### [What you will do]
Provide nothing but the number of lines containing the string "with".

Start of Given information

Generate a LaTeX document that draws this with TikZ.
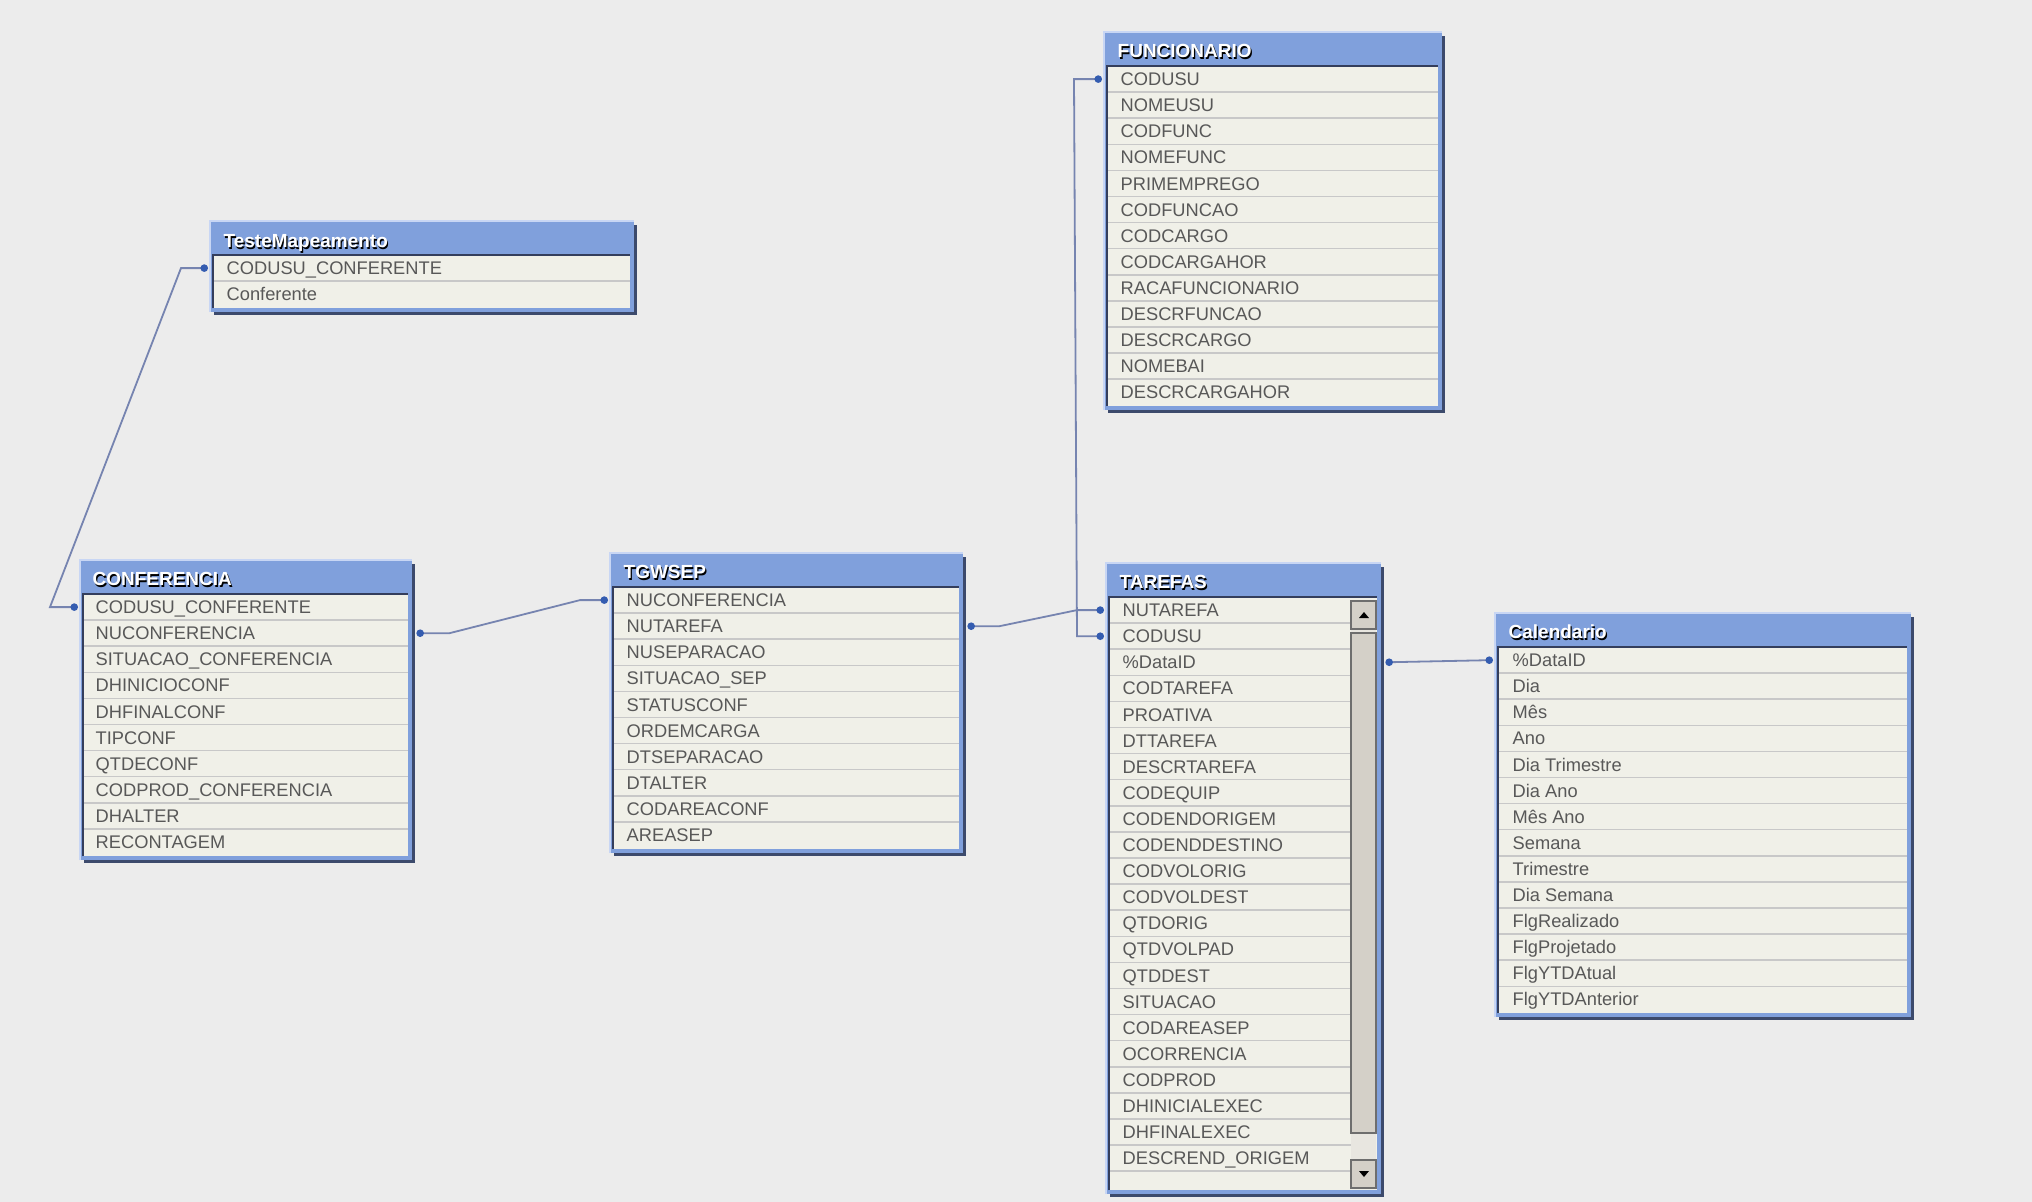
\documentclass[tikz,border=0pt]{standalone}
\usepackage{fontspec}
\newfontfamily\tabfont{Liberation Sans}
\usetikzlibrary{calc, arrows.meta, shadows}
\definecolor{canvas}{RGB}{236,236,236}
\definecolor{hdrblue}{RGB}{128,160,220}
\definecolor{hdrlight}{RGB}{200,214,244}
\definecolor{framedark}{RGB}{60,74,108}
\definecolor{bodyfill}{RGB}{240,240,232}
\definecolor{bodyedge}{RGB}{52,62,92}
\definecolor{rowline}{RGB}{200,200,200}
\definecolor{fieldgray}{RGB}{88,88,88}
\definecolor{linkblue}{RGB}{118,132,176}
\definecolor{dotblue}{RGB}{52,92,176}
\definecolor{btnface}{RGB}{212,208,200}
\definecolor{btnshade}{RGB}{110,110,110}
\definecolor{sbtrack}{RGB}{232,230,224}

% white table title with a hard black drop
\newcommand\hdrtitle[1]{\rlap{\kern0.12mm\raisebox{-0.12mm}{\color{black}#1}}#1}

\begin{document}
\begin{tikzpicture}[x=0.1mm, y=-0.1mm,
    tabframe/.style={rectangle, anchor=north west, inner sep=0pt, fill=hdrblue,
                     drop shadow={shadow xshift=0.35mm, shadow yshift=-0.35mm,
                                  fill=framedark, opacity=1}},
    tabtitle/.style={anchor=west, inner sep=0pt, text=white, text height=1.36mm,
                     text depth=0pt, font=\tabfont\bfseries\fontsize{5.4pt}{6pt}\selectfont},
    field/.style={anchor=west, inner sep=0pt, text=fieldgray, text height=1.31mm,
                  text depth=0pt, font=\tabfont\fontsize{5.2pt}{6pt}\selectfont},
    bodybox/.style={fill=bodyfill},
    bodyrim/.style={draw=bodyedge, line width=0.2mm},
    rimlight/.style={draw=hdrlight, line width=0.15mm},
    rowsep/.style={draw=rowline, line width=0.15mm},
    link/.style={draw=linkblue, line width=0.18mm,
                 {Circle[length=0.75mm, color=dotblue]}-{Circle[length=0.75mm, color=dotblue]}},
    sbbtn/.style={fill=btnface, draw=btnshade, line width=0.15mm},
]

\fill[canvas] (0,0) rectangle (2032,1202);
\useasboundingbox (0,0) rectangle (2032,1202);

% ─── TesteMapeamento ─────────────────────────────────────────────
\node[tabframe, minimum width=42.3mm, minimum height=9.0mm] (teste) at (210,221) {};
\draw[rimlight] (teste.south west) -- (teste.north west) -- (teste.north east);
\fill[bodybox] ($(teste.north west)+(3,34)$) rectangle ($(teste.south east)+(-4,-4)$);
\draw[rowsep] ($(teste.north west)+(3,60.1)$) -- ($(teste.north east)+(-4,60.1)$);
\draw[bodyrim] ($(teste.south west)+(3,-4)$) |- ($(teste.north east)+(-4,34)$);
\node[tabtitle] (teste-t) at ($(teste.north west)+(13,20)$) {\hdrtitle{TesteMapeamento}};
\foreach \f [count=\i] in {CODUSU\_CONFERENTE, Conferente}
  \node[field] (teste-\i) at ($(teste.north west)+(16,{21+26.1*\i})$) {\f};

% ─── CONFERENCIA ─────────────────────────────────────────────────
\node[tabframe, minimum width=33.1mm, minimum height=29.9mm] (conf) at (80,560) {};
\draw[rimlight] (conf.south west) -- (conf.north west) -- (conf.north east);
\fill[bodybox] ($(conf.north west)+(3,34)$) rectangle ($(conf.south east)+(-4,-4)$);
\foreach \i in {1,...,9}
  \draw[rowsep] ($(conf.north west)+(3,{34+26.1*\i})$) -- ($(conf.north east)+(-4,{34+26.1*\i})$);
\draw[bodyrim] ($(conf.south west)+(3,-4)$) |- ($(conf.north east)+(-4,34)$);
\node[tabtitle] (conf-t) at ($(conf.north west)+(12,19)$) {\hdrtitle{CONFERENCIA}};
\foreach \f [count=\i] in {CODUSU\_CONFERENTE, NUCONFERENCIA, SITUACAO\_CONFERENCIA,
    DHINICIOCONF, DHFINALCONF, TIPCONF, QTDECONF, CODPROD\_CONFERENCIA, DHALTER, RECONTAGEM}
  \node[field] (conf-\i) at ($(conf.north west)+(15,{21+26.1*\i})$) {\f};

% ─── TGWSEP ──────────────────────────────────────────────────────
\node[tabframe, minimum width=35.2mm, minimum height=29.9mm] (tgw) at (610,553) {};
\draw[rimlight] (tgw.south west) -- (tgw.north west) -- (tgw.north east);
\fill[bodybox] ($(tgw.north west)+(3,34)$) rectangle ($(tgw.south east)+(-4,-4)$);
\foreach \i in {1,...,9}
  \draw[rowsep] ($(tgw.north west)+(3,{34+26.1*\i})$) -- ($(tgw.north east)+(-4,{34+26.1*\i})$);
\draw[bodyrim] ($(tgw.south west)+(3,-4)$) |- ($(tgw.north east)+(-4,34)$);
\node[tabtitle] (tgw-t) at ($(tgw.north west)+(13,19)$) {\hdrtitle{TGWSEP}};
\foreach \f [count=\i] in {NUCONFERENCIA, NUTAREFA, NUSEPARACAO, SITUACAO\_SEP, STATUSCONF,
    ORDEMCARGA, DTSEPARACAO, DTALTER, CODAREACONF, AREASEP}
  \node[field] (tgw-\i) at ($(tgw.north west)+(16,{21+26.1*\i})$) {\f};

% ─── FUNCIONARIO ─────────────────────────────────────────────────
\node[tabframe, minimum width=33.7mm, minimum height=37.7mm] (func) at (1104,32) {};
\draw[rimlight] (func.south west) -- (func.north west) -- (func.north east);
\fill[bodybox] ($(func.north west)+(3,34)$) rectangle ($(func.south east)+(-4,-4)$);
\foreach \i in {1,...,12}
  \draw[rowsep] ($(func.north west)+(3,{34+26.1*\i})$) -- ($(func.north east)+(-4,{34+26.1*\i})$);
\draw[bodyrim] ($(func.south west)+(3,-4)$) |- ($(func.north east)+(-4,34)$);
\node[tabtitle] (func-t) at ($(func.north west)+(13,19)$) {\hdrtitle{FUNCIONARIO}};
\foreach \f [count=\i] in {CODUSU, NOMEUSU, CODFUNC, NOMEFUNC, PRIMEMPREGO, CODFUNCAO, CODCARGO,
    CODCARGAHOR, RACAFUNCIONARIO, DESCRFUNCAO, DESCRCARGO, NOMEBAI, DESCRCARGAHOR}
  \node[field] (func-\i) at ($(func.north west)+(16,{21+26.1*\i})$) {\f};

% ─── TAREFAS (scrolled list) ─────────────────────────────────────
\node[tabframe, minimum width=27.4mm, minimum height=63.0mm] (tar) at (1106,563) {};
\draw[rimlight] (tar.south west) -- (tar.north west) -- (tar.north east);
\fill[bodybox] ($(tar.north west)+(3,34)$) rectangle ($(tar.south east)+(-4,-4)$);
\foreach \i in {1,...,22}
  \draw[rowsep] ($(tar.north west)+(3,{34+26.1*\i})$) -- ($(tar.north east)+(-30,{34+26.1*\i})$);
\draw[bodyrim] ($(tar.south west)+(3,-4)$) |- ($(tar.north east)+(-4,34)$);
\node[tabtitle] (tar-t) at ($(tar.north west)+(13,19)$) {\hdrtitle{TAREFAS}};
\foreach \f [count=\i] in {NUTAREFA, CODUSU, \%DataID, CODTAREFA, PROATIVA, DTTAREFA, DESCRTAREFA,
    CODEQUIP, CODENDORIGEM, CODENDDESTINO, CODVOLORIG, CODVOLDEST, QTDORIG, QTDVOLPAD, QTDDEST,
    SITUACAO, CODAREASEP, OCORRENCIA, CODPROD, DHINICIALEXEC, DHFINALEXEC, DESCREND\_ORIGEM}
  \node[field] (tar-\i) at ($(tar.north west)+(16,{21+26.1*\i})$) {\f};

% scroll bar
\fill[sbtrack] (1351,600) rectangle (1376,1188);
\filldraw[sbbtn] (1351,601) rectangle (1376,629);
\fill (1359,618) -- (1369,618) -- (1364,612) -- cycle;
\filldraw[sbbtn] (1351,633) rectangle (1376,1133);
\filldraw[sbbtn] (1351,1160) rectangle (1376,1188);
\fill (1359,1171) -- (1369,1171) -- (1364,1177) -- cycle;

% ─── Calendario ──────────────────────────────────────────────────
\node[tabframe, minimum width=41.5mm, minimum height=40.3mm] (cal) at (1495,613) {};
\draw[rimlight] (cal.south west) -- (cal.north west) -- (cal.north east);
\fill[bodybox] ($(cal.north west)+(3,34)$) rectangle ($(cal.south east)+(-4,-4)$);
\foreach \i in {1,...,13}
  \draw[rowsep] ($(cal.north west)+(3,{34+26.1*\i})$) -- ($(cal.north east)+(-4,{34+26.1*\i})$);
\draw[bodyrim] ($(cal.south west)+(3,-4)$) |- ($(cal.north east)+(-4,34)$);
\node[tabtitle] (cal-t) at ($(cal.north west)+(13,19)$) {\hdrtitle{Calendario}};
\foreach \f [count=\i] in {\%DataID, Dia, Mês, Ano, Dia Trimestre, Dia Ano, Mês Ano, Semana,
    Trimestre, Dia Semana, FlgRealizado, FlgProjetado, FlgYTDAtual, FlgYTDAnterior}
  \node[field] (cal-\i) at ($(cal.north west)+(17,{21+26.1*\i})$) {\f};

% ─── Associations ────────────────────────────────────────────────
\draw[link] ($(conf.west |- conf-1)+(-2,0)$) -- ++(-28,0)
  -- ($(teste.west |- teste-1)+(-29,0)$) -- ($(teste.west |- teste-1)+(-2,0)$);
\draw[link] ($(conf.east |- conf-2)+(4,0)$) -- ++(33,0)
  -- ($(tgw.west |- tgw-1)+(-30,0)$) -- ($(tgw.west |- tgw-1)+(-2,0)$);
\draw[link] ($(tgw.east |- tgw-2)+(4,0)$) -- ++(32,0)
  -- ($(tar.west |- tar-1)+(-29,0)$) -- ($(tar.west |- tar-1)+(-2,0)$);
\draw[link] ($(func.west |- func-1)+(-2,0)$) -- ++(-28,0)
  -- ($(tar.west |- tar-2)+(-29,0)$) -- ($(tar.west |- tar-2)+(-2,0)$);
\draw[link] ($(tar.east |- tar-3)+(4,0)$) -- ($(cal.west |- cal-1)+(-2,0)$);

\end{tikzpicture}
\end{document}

End of Given information

### [Exercise result]
2